→ **Directions**
Below are entries. Pull out all lines containing "this".

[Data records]

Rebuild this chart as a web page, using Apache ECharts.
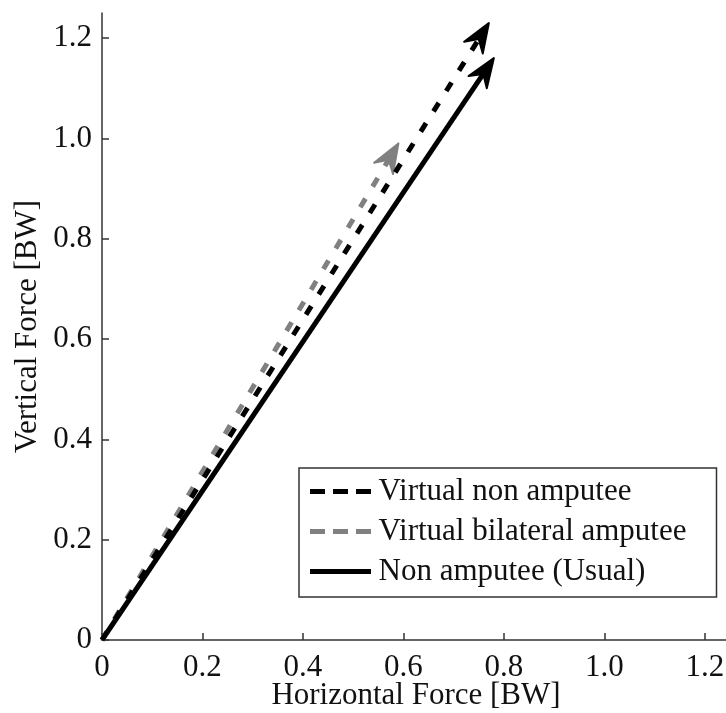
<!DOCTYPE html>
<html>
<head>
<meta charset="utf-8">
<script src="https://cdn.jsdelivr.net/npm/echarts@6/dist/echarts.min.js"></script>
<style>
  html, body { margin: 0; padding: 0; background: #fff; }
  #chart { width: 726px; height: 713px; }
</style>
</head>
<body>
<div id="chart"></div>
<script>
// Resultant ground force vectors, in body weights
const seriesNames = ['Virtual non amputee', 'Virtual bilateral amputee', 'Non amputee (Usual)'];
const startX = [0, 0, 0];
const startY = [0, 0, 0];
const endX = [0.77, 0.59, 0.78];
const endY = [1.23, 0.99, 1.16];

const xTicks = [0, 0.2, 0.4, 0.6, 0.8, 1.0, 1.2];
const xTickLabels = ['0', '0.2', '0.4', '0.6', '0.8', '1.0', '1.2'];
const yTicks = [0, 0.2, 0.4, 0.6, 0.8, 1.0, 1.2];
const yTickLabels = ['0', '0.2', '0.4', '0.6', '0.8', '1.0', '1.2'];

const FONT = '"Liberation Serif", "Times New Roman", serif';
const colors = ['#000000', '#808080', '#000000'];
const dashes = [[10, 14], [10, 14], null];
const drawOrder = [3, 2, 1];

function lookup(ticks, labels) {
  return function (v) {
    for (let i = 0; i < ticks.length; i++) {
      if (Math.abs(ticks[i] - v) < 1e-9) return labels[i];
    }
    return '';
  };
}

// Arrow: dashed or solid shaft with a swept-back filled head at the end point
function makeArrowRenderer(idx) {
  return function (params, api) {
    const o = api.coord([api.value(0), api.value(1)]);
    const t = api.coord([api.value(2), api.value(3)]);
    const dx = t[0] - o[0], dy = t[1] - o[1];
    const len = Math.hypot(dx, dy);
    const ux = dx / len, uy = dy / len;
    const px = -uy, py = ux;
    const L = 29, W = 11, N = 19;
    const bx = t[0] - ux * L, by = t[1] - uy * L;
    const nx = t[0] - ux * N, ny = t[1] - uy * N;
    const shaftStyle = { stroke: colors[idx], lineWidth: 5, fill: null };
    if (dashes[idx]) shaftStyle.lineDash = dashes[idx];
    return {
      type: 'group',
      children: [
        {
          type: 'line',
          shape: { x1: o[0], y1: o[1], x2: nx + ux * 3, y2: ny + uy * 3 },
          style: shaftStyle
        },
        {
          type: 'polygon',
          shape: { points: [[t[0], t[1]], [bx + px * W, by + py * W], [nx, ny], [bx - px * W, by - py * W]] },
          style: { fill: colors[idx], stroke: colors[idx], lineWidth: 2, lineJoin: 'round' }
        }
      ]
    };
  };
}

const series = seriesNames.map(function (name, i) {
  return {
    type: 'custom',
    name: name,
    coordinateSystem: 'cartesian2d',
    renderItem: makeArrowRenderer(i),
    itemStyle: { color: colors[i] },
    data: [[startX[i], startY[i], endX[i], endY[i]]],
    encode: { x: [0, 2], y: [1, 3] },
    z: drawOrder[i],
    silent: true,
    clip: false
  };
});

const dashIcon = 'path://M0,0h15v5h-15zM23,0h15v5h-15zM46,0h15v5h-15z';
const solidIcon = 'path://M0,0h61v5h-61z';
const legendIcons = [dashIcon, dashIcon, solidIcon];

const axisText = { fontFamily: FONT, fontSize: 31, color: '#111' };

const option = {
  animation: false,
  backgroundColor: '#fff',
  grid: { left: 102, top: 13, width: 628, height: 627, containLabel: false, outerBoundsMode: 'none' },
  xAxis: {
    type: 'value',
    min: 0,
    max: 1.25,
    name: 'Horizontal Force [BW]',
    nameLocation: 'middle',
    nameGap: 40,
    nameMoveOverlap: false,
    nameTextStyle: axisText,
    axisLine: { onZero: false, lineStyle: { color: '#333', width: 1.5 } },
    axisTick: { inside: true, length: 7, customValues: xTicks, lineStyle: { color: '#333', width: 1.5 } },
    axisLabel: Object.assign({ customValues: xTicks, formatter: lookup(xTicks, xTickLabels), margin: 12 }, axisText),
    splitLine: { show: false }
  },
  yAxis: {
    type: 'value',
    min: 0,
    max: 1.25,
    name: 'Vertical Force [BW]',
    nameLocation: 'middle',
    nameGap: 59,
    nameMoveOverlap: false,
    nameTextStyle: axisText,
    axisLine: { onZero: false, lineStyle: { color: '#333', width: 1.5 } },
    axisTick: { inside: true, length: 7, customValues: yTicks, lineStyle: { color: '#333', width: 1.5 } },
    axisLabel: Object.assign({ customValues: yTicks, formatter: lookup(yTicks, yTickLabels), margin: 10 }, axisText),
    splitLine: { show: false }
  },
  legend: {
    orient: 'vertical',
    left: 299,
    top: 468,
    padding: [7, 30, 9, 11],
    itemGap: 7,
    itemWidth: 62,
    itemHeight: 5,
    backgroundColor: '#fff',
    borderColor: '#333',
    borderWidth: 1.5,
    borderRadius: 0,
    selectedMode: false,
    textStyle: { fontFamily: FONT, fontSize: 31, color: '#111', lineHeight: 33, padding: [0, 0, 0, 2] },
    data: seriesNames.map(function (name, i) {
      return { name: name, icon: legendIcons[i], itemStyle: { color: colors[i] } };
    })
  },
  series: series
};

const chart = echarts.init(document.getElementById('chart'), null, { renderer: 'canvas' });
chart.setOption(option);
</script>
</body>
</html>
--
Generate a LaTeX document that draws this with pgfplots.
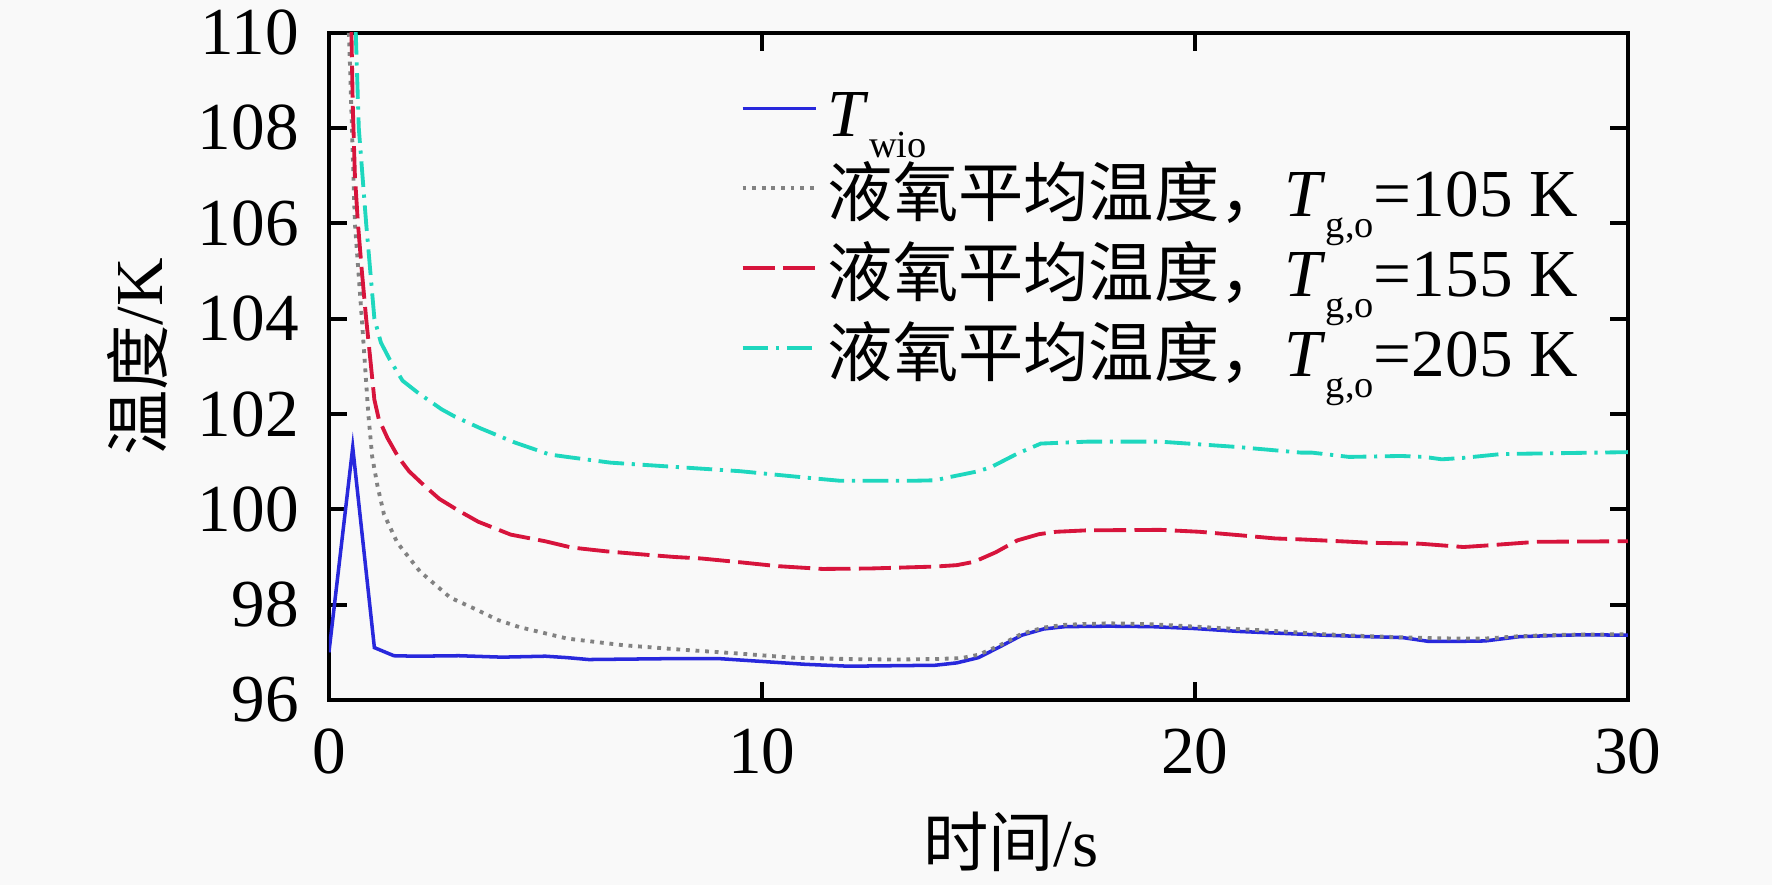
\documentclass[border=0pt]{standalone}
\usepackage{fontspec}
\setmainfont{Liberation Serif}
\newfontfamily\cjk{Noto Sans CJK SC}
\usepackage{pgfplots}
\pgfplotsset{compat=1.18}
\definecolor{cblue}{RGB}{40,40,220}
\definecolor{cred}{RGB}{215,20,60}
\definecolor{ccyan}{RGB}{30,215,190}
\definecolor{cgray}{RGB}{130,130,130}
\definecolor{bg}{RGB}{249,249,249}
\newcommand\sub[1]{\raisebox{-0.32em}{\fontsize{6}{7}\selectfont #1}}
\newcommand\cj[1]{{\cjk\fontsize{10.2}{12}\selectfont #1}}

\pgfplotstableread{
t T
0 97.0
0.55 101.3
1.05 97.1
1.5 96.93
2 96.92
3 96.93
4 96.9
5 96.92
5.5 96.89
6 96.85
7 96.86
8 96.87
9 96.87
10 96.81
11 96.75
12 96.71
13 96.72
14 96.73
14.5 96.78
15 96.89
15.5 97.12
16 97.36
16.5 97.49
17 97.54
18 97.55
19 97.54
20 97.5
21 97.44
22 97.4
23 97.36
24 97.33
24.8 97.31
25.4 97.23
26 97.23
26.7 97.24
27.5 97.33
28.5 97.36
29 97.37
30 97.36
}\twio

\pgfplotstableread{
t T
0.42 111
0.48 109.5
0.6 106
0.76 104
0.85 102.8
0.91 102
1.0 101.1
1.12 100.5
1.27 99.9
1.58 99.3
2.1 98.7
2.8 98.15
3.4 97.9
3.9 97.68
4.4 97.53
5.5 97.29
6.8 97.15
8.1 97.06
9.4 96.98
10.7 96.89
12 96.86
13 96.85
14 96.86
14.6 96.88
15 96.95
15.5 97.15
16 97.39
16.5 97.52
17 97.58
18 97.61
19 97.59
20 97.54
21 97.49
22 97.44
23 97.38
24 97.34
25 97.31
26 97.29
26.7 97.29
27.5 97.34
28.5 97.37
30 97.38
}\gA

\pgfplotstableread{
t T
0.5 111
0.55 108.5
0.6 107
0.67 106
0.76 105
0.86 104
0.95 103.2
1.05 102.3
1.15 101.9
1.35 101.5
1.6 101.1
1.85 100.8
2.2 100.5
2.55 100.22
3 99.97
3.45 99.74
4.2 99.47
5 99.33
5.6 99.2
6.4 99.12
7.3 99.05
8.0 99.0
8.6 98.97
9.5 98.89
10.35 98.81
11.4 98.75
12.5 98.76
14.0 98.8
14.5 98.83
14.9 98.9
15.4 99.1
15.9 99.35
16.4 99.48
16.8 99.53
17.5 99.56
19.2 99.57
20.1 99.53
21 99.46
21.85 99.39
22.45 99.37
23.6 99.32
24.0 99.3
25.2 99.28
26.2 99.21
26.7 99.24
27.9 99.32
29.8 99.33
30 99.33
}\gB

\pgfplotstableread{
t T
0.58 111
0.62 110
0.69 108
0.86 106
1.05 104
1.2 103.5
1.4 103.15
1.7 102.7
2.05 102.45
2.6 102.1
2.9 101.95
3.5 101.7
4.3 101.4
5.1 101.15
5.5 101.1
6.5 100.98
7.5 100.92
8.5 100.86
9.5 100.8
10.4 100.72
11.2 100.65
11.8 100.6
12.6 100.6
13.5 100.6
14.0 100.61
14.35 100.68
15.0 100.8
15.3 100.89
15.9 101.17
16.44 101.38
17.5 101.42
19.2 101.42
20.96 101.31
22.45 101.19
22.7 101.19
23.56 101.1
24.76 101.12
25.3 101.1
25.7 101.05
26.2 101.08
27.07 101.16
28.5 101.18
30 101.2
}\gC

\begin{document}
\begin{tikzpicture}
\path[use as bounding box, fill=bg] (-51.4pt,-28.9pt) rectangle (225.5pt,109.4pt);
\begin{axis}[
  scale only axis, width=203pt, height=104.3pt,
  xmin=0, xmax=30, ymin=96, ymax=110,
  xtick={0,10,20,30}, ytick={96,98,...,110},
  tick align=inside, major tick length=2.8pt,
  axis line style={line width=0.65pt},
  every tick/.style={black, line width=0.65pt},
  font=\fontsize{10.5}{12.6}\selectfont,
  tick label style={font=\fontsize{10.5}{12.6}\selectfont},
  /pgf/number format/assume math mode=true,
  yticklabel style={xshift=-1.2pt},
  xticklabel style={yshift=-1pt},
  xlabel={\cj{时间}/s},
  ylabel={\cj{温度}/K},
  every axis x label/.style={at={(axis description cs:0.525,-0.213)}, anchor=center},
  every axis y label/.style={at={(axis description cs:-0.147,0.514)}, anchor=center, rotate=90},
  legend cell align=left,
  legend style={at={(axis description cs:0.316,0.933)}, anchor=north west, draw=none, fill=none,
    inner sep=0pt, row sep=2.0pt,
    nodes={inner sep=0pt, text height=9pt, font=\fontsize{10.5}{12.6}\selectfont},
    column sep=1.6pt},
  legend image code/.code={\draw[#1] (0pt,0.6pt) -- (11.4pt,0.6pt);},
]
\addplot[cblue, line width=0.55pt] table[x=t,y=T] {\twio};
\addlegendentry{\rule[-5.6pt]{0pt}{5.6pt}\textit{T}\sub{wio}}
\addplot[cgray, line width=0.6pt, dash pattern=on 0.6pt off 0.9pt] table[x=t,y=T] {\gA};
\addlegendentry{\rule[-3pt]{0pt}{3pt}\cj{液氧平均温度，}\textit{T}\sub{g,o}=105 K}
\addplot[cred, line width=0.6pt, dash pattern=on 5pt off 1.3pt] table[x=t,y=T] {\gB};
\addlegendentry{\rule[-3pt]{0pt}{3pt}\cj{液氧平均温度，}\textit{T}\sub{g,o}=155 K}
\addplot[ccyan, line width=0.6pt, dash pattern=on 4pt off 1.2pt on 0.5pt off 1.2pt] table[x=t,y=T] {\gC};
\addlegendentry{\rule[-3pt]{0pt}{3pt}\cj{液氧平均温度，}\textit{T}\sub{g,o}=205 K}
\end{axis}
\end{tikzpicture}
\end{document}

→ **Solution below**
Rebuild this chart as a web page, using Apache ECharts.
Generate a LaTeX document that draws this with pgfplots.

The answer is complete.